With a powerful strike into the bottom left corner, Uruguayan striker Edinson Cavani scored his one hundredth goal on Wednesday for Paris Saint-Germain, the ultra-rich soccer club playing in Ligue 1, France’s top division. After scoring, he removed his jersey to reveal a white t-shirt with the letters ‘ACF’ written across his chest; beneath it ‘fuerza’ was written, which means strength in Spanish.
He received a yellow card for his gesture, as all Ligue 1 players do for displaying messages under their jerseys, but he felt that his act was worth it. His undershirt was a tribute to Associação Chapecoense de Futebol, a Brazilian football club that lost the majority of its players and staff in a plane crash on Monday.
The Chapecoense squad was on its way to the city of Medellin in Colombia to face Atlético Nacional in the first leg of the Copa Sudamericana finals, a continental tournament bested only by the Copa Libertadores in terms of prestige. The team’s plane was low on fuel and eventually crashed, ending the lives of 71 of the 77 people on board. Three players survived; 19 players and the coaching staff died. Three Chapecoense players did not board the plane, including Matheus Saroli, the son of the late Caio Junior, Chapecoense’s head coach.
The game would have been the biggest match in the club’s history and the most important one in most of the players’ careers. Chapecoense is a relatively young club, founded in 1973 and based in Chapeco, a small city in southern Brazil. Since 2009, the club was on an upward trajectory, rising rapidly from the fourth division to Campeonato Brasileiro Série A, Brazil’s top league.
The tragedy evoked a resounding response from the international soccer community, with Cavani’s celebration being only a single instance in what has been a showing of remarkable solidarity. Condolences flowed in by the thousands on social media channels, clubs across the world wore black armbands in commemoration, and some even bore the Chapecoense badge.
Umbro, the company that produces Chapecoense’s jerseys, cannot keep up with demand for the team’s shirts, citing scarcity of the required fabric.
Additionally, several Brazilian and Argentinian clubs offered Chapecoense access to their players on loan, free of charge. Brazilian player Ze Roberto offered to play for Chapecoense without a salary next year, and there are rumours that retired superstars Ronaldinho and Juan Roman Riquelme may return to the pitch to don the Chapecoense jersey. Clubs all around the world held a minute of silence for the team.
As for the Copa Sudamericana final, Fox Sports in Brazil aired a black screen asking for 90 minutes of silence in lieu of the cancelled match. Chapecoense was crowned the victor of the Copa Sudamerica following Atlético Nacional’s request that the team receive the trophy.
Chapecoense’s incident recalls similar tragedies from previous years where other soccer teams saw players and staff die from plane crashes.

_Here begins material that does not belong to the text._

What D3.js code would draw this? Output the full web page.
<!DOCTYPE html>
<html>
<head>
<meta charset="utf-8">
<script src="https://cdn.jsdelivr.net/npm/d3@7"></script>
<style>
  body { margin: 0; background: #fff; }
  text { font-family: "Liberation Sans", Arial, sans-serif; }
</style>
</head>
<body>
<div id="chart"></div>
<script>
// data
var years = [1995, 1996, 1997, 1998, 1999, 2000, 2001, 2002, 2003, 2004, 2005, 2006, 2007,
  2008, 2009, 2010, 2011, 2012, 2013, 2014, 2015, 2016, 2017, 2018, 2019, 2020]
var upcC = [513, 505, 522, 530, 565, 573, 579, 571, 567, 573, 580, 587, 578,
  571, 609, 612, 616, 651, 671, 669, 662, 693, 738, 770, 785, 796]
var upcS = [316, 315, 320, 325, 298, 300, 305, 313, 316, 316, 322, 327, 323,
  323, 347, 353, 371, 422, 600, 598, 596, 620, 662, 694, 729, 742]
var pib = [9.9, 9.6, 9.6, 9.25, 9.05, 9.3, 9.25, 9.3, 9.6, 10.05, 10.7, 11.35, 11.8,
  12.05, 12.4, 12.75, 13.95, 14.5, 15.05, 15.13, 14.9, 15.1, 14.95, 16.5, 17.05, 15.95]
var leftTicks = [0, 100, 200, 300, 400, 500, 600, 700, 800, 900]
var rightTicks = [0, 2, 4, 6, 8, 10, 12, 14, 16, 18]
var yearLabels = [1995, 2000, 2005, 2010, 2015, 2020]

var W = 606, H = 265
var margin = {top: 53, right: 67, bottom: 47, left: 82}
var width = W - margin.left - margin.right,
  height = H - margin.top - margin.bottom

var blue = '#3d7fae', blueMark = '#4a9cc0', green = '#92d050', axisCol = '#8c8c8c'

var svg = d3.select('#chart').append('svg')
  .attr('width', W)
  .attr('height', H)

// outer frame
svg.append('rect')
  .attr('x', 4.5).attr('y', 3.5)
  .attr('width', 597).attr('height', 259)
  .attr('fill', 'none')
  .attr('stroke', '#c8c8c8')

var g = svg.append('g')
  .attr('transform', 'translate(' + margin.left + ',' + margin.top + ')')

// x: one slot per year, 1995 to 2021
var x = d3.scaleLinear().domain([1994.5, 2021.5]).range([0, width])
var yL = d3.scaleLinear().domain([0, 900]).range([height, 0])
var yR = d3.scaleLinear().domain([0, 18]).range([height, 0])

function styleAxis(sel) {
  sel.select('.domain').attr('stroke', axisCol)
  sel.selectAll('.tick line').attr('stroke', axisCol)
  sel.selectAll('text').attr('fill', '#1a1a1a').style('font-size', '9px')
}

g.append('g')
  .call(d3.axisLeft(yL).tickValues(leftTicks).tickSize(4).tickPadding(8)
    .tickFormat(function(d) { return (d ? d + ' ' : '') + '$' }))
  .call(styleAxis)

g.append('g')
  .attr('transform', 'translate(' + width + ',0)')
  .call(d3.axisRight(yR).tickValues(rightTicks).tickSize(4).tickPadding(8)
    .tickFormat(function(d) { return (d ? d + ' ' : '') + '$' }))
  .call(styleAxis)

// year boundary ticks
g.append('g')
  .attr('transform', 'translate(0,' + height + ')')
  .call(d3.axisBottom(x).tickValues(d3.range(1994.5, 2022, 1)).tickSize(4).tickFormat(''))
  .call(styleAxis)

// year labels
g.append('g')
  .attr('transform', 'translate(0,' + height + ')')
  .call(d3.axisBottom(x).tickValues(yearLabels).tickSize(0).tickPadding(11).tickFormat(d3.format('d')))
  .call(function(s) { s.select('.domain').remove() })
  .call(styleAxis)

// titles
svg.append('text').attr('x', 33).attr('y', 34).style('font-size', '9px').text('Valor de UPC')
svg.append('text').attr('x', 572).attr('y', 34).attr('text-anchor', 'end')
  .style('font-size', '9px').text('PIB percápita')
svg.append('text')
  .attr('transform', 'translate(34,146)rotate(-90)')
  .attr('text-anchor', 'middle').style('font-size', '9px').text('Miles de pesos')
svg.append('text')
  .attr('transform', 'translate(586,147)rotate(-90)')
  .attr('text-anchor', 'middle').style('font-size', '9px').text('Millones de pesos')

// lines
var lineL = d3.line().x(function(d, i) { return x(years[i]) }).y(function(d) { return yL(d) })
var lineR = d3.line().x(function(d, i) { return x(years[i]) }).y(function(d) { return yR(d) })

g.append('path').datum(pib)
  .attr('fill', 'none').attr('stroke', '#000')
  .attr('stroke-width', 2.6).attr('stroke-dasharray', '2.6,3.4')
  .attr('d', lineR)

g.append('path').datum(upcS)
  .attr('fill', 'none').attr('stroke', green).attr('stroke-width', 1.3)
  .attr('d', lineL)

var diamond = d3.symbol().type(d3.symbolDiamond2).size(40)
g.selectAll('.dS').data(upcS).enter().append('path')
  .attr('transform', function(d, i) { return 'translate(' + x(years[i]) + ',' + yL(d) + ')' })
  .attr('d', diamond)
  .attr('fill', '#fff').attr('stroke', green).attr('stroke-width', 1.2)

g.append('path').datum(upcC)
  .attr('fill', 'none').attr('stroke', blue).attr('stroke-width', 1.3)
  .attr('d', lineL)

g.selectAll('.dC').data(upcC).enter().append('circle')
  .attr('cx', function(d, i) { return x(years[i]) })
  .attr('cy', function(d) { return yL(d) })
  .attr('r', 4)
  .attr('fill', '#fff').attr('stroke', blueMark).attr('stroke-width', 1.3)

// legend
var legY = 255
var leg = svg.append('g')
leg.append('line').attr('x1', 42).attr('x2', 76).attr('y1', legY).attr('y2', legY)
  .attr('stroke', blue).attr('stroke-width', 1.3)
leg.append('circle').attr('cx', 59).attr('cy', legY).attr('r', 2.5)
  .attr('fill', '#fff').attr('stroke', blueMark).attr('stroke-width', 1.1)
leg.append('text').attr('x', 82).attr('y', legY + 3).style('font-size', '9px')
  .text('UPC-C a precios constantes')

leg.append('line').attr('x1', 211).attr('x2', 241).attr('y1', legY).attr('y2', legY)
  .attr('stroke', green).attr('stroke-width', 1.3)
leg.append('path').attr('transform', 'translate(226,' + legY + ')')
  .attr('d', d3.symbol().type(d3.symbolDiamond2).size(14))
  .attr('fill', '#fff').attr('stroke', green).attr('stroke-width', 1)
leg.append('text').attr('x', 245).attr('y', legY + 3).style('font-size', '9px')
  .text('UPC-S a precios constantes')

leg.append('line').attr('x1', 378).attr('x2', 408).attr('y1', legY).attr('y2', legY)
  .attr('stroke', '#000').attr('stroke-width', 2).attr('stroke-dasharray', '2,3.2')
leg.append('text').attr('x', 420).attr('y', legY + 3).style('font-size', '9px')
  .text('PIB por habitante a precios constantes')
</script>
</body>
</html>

The entire Zambian national team died in a plane accident in 1993. The Munich air disaster in 1958 befell English club Manchester United: eight players and three staff members passed. In 1949, Italian club Torino F.C. was wiped out in a plane crash. The catastrophe also decimated the Italian national team at the time, which included many Torino players.
It will be difficult for Chapecoense to rebuild, but the soccer world seems determined to help them. The process will likely be difficult, but they can shine again with determination, resilience, and fuerza.